Explore more about Cassandra
–Cassandra Deep Dive: Complete 2025 Guide (Architecture & Use Cases)
– Native Cassandra Analytics Tutorial 2025: Real-Time Dashboards & CQL Queries
– NoSQL Database Deep Dive: Challenges, Use Cases & Key Databases Explained
–Choosing th Best NoSQL Reporting Tools for Your Team: Here we compare top BI platforms for NoSQL
Frequently Asked Questions
Is Cassandra read or write optimized?
Cassandra is primarily optimized for high-speed writes, capable of handling over 1M writes per second in large clusters. Reads are eventually consistent by default but can be configured for stronger consistency.
What is a Cassandra cluster?
A Cassandra cluster is a group of interconnected nodes operating in a peer-to-peer architecture, sharing data without a single point of failure and enabling linear scalability.
How does Cassandra work?
Cassandra distributes data using consistent hashing, writes data to a commit log for durability, and stores it in memtables before flushing to SSTables on disk. Replication across nodes ensures fault tolerance.

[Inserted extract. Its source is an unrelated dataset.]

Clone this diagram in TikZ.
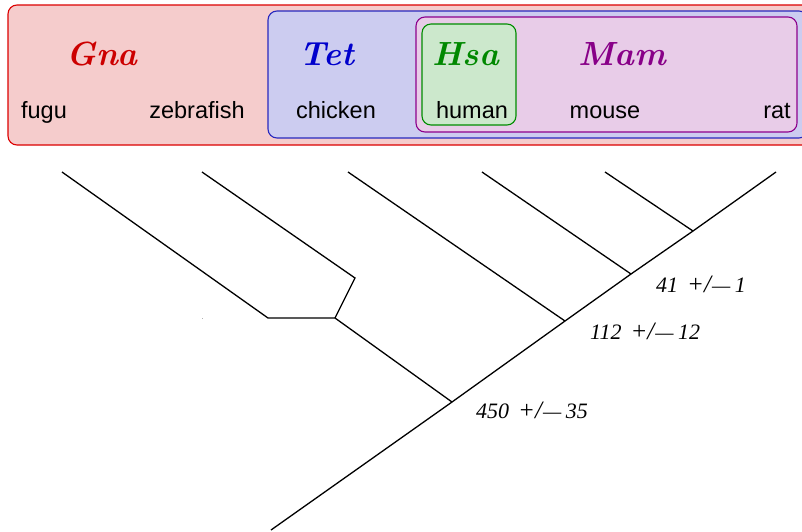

What is Cassandra used for?
Cassandra is used for IoT data ingestion, time-series analytics, log aggregation, big data pipelines, and globally distributed systems that require continuous availability.
When should I use MongoDB instead of Cassandra?
MongoDB is best for flexible data models, complex ad-hoc queries, real-time dashboards, and applications needing rich aggregation capabilities without external tools.
Can I use Cassandra and MongoDB together?
Yes. Many organizations use Cassandra for high-volume ingestion and MongoDB for analytics. Tools like Knowi can connect to both without ETL, enabling unified analytics.
Cassandra vs MongoDB: Which is faster?
For bulk writes, Cassandra is generally faster (up to ~8–9× in reported benchmarks). For complex queries and aggregations, MongoDB’s native pipeline is typically quicker.
Is Cassandra available in the cloud?
Yes. Cassandra can be deployed on-premises or in the cloud via providers like AWS, Azure, Google Cloud, or through managed services like DataStax Astra DB.